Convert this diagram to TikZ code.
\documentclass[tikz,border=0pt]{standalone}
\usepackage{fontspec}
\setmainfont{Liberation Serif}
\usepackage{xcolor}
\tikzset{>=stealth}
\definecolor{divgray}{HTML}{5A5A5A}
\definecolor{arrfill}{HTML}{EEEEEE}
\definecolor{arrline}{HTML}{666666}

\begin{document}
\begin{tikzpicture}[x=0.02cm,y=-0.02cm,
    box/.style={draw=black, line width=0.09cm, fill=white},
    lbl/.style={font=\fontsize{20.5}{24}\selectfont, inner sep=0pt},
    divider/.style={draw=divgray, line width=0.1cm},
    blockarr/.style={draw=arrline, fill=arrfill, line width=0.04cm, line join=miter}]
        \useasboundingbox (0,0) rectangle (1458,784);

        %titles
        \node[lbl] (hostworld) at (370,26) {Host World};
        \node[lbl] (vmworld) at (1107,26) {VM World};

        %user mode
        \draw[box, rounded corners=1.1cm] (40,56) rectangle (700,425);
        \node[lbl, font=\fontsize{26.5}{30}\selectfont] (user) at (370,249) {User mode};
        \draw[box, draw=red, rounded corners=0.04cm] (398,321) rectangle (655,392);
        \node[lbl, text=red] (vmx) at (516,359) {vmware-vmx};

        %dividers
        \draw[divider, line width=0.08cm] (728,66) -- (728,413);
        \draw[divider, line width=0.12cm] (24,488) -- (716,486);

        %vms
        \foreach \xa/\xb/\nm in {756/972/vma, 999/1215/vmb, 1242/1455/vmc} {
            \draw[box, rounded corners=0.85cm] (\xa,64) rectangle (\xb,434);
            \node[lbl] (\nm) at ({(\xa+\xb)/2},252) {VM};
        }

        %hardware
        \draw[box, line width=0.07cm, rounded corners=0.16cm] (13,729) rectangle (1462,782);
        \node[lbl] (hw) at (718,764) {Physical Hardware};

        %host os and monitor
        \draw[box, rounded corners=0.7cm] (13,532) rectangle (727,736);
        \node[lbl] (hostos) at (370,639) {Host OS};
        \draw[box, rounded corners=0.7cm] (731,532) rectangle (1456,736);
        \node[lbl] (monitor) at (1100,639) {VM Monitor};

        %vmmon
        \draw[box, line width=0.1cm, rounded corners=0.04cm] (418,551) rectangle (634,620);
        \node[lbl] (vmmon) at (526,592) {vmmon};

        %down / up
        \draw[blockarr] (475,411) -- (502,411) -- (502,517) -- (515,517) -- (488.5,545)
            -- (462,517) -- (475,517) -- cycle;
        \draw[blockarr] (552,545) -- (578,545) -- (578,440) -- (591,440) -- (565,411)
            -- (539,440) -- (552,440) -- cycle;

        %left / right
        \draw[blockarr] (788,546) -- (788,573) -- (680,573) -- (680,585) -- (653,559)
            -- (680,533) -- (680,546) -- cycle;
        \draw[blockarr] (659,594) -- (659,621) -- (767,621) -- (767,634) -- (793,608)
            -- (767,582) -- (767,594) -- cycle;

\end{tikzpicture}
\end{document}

* * *

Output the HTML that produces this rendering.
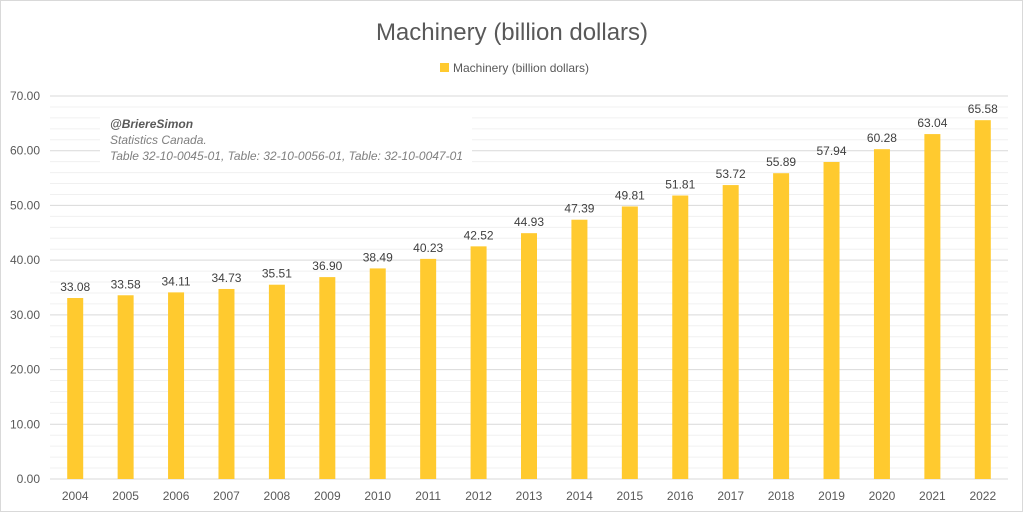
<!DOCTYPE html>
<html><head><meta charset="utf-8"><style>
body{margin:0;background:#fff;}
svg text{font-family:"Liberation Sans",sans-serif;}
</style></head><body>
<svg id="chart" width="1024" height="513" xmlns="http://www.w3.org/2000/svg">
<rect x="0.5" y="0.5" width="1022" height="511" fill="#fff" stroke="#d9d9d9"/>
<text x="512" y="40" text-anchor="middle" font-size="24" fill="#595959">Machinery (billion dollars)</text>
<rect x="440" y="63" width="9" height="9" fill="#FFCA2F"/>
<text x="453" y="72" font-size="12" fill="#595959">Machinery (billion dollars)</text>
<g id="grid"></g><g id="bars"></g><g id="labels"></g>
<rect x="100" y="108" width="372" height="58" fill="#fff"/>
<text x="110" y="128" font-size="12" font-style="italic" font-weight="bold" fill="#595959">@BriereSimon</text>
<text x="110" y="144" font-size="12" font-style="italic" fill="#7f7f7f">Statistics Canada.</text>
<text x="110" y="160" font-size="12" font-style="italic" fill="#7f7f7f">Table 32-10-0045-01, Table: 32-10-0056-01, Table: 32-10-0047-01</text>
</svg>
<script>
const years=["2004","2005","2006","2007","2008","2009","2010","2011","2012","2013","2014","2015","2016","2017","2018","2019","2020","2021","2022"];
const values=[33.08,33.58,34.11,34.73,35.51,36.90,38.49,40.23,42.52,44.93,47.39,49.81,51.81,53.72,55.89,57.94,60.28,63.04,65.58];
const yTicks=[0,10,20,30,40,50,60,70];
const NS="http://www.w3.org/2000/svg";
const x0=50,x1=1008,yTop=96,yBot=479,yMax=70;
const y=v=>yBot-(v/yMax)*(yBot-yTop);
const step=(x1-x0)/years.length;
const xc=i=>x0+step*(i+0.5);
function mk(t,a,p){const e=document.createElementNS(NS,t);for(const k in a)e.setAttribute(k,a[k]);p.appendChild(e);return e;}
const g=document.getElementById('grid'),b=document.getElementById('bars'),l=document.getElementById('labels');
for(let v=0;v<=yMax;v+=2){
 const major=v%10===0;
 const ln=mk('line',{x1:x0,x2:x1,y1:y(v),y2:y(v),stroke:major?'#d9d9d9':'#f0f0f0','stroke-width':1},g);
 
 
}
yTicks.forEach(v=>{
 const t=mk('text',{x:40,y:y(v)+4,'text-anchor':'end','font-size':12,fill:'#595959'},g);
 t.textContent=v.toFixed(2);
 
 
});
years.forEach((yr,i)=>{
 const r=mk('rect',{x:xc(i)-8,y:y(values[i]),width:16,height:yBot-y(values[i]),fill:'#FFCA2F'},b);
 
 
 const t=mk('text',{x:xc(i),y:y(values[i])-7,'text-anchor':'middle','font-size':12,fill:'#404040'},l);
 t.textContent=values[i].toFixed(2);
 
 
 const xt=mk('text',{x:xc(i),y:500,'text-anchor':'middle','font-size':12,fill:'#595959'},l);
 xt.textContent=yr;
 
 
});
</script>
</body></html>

§ **WHAT YOU WILL DO**:
Find every line containing the word "this", then give the total and nothing more.

§ **PROBLEM SOLUTION**:
2